-- DATA FOR PROCESSING --
* BEGIN *
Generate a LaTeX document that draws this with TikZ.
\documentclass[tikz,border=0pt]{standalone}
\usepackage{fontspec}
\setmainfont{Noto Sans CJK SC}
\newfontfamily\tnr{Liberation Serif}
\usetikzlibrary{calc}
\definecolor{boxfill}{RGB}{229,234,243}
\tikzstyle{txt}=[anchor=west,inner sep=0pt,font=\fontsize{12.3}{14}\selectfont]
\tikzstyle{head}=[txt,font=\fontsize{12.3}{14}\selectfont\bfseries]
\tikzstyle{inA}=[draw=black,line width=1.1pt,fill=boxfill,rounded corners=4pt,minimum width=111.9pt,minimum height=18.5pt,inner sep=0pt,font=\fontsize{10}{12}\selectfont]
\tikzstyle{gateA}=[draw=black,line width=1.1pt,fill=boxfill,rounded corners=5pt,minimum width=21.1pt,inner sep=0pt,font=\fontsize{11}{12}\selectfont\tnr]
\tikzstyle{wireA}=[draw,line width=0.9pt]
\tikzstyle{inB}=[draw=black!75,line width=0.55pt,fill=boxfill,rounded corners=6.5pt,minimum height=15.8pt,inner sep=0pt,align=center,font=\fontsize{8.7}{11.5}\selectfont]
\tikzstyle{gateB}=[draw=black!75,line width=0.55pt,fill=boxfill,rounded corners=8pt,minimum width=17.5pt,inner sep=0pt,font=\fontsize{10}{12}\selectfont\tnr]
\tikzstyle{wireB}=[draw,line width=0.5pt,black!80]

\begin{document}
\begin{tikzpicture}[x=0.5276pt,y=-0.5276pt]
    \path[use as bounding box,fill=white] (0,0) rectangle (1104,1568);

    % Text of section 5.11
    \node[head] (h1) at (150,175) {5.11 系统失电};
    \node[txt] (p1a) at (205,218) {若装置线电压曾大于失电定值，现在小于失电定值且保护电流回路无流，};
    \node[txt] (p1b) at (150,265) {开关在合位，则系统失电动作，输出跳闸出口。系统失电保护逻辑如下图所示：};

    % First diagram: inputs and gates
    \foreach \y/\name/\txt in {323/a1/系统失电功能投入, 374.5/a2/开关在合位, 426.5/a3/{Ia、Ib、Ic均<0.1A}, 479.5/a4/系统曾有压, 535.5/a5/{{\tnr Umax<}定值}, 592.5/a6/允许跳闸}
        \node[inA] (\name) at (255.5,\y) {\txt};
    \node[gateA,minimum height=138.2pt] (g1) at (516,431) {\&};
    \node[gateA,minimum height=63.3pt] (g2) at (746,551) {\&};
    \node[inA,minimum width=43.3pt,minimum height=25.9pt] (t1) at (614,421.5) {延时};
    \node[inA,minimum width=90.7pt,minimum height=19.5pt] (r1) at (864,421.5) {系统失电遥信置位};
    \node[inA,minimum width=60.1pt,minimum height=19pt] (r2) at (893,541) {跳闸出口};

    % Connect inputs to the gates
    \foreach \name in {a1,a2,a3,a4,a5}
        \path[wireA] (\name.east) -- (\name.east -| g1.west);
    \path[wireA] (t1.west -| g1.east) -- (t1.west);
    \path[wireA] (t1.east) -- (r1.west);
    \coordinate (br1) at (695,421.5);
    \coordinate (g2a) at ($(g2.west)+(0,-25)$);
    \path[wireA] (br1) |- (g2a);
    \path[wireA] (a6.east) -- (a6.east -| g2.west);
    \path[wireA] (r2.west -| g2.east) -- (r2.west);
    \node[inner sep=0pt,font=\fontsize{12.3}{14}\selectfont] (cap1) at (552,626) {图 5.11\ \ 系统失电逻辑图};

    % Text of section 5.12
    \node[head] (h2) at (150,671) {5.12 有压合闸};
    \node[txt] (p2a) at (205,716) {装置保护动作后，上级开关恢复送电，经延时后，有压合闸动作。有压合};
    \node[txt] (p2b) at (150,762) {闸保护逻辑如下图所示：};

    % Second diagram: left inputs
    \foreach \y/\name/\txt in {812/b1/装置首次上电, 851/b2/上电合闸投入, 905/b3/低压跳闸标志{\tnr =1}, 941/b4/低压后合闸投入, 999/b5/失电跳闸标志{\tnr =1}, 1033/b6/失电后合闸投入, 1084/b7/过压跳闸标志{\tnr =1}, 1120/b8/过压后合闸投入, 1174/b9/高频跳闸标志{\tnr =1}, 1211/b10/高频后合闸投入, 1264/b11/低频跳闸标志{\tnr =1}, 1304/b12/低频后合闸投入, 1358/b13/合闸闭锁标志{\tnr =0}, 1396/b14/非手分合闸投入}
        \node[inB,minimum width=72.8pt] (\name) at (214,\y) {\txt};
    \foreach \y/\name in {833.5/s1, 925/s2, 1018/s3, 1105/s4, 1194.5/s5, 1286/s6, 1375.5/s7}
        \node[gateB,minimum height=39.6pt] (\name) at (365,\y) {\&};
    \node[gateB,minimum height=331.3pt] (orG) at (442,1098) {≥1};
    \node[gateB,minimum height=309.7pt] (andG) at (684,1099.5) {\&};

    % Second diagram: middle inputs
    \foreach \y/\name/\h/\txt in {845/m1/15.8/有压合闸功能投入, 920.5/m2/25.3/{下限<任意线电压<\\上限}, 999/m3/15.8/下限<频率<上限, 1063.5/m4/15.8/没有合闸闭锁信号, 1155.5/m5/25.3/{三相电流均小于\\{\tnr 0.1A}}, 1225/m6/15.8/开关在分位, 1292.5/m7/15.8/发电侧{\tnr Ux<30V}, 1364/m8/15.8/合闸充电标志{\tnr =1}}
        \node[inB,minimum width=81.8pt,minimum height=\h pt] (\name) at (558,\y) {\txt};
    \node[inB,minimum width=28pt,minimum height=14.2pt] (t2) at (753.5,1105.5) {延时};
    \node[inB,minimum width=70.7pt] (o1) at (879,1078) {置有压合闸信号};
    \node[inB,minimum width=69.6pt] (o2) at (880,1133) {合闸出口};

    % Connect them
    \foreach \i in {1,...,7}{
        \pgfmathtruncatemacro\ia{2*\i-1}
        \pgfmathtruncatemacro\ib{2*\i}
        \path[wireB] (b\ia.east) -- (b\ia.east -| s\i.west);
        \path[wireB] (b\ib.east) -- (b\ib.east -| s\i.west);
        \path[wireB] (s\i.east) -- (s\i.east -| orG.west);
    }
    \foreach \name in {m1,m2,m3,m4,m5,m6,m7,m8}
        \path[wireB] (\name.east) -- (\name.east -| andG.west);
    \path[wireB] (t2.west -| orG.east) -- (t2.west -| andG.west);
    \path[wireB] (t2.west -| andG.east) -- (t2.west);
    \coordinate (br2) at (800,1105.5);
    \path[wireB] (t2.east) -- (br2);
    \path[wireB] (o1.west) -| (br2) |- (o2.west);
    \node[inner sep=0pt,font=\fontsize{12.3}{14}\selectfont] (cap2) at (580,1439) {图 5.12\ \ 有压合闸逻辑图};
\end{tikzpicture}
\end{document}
* END *
* BEGIN *
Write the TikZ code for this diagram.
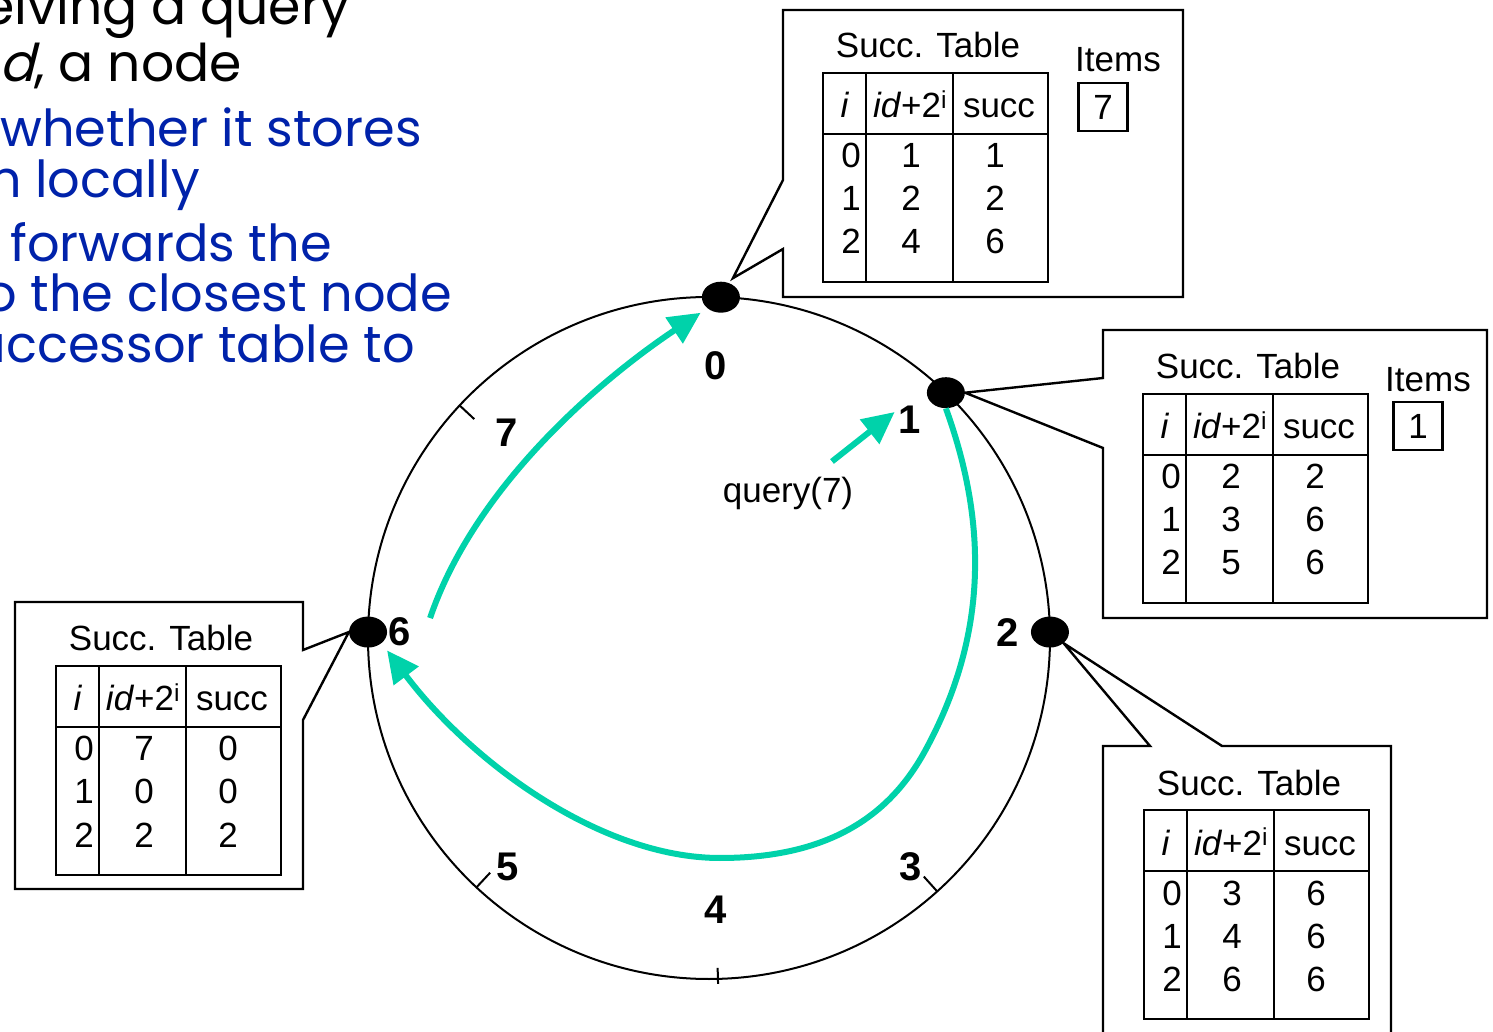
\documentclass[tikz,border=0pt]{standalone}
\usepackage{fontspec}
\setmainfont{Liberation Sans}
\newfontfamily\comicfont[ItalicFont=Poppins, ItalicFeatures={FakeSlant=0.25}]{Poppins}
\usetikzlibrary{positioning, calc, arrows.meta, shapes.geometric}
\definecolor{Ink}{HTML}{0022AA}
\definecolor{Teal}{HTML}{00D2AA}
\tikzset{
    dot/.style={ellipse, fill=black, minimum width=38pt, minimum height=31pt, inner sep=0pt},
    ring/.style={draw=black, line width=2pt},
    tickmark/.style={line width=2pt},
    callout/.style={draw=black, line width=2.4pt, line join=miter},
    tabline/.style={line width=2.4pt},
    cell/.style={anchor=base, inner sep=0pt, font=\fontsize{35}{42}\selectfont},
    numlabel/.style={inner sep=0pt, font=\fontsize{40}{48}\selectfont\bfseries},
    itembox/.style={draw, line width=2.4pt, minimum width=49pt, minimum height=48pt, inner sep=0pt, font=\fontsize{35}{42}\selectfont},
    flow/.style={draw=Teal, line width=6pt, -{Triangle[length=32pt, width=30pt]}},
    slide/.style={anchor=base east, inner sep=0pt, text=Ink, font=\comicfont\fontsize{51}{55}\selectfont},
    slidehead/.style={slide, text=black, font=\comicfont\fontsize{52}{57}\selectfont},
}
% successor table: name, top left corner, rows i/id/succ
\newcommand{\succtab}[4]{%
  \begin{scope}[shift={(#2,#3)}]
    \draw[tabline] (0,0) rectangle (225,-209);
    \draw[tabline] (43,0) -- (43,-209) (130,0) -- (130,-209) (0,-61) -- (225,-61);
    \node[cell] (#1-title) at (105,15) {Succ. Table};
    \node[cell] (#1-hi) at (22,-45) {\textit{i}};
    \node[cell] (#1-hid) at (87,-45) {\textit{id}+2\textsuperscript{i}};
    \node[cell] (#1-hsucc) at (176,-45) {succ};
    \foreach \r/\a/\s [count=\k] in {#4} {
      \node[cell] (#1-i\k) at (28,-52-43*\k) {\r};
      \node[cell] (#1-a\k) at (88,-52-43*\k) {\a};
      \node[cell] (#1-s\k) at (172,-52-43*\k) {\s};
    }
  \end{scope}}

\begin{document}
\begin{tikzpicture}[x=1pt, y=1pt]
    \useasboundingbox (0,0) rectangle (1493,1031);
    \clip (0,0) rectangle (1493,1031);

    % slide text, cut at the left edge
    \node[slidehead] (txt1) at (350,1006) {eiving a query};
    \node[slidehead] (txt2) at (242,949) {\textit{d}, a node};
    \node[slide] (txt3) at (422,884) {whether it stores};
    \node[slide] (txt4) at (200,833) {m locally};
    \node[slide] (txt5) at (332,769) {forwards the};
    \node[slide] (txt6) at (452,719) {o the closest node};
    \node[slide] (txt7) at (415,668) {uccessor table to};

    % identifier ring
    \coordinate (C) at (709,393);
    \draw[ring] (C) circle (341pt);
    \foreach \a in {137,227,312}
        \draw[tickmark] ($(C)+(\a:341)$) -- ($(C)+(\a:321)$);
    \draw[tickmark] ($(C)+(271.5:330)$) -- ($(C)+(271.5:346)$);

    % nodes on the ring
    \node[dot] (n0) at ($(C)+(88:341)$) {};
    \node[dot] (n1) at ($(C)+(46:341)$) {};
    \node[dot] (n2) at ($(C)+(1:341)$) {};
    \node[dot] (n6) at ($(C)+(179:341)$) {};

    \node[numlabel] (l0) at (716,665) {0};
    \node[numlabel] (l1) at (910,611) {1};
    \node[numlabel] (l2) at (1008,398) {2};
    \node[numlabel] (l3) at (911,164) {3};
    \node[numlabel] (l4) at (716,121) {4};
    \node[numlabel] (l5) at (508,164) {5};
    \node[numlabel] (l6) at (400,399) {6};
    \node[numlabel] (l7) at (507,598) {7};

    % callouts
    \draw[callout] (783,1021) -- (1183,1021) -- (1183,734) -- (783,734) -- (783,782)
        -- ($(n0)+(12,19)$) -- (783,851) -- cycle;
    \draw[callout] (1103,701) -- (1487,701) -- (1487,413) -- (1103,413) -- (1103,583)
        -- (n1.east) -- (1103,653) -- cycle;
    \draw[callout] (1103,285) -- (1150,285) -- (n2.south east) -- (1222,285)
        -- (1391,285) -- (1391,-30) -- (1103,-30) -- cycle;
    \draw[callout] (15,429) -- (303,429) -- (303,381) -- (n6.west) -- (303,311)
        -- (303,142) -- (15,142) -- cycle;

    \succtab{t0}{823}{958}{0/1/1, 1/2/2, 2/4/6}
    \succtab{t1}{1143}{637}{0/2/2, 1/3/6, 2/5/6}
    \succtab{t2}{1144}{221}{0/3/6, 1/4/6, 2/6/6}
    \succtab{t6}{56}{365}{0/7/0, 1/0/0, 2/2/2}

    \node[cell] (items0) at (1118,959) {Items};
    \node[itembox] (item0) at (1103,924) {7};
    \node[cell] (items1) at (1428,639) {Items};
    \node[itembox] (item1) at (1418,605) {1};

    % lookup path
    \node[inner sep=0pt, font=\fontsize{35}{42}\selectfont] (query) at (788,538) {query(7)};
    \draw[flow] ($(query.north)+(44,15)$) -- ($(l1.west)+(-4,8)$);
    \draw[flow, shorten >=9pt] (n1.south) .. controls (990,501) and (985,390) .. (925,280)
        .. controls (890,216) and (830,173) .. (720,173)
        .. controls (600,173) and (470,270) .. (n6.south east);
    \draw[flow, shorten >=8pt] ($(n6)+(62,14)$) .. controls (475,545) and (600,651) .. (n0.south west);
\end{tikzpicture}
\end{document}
* END *
* BEGIN *
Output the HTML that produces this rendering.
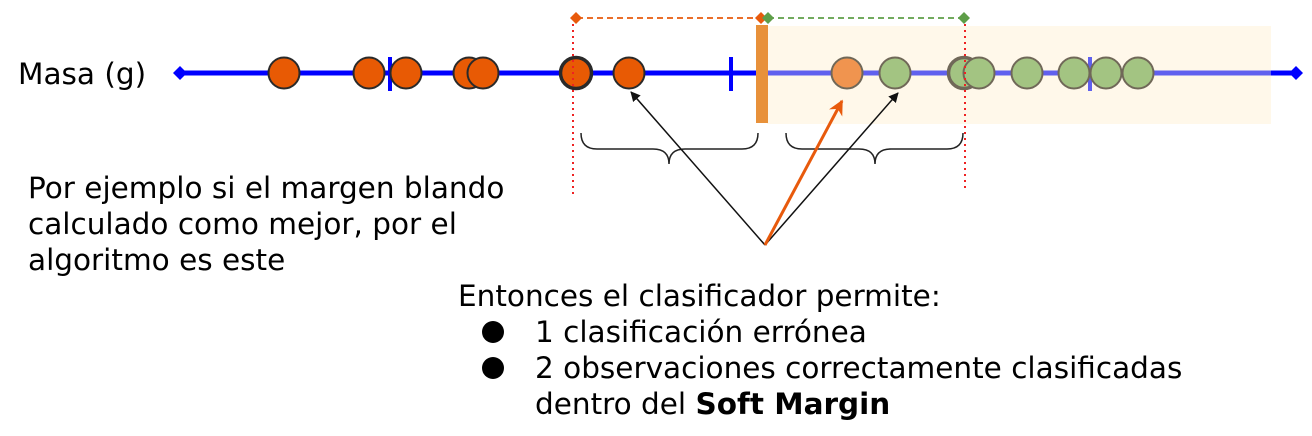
* END *
-- TASK BRIEF --
Copy each line in the data that holds the word "diagram".

-- RESULT BELOW --
    % First diagram: inputs and gates
    % Second diagram: left inputs
    % Second diagram: middle inputs
Write the TikZ code for this diagram.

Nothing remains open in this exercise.